La producción de acero pasó de 13.000 toneladas anuales a más de 11,3 millones y la exportación de productos pesados de todo tipo –tuberías, vías de tren, calderas, vigas, maquinaría o armamento– aumentó desde los 6 millones de dólares hasta los 120 (un 1.000% de crecimiento). La consecuencia fue inaudita: el número de ciudadanos millonarios en EE UU, menos de veinte en 1850, alcanzó la pasmosa cifra de 40.000 afortunados a finales del siglo XIX.

Tras haber acumulado 120.000 millones de dólares –gracias a sus acertadas decisiones a la hora de invertir–, Warren Buffett puede permitirse el lujo de comerse un helado mientras el resto del planeta le observa.

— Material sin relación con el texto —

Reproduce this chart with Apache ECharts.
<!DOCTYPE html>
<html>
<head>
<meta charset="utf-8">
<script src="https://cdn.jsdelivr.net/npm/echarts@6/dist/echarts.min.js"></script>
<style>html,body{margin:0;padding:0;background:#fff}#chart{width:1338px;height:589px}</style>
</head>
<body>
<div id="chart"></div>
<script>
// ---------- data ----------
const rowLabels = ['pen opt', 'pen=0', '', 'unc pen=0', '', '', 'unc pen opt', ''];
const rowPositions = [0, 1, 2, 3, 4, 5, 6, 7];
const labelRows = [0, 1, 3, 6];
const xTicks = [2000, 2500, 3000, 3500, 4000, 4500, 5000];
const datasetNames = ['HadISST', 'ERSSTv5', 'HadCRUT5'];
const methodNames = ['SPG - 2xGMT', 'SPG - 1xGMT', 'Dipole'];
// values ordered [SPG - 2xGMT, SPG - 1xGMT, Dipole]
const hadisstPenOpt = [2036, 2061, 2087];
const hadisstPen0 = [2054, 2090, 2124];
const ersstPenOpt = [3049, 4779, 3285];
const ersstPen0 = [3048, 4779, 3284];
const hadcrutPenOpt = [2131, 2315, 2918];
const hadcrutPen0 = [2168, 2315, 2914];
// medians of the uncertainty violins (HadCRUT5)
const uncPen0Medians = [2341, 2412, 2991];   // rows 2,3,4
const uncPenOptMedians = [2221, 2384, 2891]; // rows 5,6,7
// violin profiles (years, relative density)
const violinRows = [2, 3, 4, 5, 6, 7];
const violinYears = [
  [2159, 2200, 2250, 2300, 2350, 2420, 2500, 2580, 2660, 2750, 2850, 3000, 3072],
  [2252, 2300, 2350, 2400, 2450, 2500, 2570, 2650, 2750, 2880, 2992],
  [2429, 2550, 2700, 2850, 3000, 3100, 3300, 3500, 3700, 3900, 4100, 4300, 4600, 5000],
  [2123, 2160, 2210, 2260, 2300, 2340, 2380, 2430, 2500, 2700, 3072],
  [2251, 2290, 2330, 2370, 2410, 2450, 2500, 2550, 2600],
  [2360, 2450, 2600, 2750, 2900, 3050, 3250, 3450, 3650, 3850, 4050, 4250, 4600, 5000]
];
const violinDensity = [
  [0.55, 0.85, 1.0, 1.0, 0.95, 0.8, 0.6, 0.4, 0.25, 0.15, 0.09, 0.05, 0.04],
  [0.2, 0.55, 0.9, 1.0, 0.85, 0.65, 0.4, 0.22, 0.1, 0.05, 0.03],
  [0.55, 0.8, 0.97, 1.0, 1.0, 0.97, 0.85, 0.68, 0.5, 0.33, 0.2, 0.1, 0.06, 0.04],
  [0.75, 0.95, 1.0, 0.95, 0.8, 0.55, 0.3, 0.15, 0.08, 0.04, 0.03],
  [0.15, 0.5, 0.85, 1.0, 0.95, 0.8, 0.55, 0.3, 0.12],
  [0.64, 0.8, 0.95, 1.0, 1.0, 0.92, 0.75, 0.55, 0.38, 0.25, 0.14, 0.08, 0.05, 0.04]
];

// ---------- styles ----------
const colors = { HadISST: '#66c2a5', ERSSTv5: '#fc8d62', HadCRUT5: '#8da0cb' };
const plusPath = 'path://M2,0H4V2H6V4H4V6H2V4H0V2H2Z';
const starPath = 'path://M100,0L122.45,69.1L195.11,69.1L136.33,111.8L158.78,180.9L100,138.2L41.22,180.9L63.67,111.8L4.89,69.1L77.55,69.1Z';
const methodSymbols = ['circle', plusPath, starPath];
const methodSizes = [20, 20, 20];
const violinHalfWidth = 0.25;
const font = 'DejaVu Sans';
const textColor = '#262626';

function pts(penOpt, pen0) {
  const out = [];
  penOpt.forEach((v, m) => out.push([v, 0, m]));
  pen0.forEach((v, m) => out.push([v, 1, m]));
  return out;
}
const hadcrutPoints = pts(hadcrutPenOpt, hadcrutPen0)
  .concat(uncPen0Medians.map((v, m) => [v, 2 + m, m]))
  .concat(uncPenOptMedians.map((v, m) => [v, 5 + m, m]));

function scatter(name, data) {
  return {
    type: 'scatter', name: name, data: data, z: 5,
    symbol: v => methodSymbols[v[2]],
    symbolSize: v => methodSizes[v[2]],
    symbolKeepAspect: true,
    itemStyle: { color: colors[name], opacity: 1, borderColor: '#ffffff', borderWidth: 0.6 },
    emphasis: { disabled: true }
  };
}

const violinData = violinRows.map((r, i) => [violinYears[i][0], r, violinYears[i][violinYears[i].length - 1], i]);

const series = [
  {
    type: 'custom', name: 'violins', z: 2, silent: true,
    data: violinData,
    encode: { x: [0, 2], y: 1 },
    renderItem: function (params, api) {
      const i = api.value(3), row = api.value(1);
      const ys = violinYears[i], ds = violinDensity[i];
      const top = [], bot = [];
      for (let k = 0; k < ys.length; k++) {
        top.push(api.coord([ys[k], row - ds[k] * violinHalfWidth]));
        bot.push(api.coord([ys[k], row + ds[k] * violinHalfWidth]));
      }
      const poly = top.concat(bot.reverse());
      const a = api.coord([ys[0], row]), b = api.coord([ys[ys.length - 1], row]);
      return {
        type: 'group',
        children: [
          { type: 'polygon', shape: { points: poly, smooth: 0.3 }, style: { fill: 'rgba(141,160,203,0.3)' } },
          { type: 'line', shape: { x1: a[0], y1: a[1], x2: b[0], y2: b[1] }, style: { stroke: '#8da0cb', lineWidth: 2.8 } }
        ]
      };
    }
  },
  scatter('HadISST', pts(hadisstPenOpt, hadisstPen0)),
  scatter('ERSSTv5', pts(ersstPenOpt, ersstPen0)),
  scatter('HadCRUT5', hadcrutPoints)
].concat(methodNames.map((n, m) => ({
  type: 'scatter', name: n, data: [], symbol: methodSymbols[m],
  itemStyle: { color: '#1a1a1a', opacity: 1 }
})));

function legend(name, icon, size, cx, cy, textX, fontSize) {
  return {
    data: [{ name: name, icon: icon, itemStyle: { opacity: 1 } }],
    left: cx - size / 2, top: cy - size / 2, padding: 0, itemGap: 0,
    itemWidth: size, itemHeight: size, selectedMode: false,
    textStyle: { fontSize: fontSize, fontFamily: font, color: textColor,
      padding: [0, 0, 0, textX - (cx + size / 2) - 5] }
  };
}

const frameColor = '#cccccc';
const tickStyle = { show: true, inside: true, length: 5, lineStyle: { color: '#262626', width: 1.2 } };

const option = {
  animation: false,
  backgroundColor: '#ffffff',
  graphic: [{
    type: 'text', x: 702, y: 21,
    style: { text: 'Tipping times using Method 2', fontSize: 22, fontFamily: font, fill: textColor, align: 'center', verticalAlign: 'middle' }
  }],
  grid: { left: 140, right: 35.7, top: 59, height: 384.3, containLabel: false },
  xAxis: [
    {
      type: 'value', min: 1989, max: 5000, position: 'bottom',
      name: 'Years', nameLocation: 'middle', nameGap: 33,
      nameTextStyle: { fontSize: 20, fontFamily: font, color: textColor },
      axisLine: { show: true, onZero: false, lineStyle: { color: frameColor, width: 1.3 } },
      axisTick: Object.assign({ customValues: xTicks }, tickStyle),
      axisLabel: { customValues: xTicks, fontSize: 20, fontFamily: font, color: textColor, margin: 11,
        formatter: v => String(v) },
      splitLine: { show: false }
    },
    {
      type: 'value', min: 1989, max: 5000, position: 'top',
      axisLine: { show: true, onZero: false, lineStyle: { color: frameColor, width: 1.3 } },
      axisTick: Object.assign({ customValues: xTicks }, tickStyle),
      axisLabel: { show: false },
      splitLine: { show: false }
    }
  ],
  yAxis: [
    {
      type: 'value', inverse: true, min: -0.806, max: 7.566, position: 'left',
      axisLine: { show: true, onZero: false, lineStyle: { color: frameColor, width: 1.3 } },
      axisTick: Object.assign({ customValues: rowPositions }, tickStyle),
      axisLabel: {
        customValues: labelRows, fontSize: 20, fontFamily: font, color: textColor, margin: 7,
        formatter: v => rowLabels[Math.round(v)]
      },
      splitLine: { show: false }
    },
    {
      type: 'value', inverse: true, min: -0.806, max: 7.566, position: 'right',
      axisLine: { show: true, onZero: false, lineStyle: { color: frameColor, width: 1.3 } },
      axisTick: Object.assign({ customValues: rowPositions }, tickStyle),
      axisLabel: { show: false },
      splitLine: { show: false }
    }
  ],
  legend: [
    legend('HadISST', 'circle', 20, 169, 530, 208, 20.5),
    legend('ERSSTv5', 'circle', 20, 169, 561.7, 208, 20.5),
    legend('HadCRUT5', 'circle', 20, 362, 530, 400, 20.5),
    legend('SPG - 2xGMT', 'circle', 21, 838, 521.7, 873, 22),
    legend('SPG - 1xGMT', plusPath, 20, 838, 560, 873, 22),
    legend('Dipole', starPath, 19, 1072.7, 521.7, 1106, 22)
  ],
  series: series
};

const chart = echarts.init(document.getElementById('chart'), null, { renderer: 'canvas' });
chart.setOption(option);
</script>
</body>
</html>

Esta milagrosa edad dorada iba a ser el telón de fondo del nacimiento de las sagas más ilustres de la magnificencia capitalista, una aristocracia sin linaje ni pedigrí de cuna, pero mucho mejor adaptada –desde el punto de vista darwinista– a las exigencias competitivas de los mercados modernos.

Según un informe de 2015 publicado por la revista Forbes, las 15 fortunas más antiguas de los EE UU (las cuales aún se mantienen en la actualidad dentro del ranking de las 200 familias más ricas del país) echaron raíces justo en este preciso momento histórico, germinando así la semilla de las primigenias dinastías norteamericanas, aquellos clanes originales que esculpieran el sagrado símbolo del dólar en sus tablas de piedra fundacionales. Fue en plena Gilded Age cuando los patriarcas de los Vanderbilt, los Morgan, los Frick, los Astor, los Pulitzer, los Scripps, los Haas o los Coors comenzaran a ensanchar el abdomen de sus ingresos hasta alcanzar un volumen hipertrofiado, casi antinatural, un caudal de dinero nunca antes imaginado.

Según diversos cómputos, por ejemplo, John D. Rockefeller podía ganar en aquel tiempo más de 1.000 millones de dólares al año (calculado en dinero actual) y –lo más increíble de todo– no pagaba por ello ni un solo céntimo al estado, ya que el impuesto sobre la renta no comenzaría a hacerse habitual en EE UU hasta 1914.

El extraño caso de Andrew Carnegie

Ningún magnate de los negocios representa mejor este cambio de paradigma que Andrew Carnegie (1835-1919), quien arribara a esa nueva tierra de las oportunidades –llamada América– siendo apenas un chiquillo, de la mano de sus padres emigrantes, procedentes de una empobrecida Escocia. Tras trabajar de joven como gerente en una compañía de ferrocarriles, hizo fortuna en el periodo de reconstrucción nacional que sucedió al final de la Guerra de Secesión entre Norte y Sur (1861-1865) dedicándose al negocio de reemplazar los antiguos puentes de madera –muchos de ellos destruidos a cañonazos durante el conflicto bélico– por otros de hierro. Con los beneficios obtenidos, adquirió varios altos hornos, así como talleres de fundición.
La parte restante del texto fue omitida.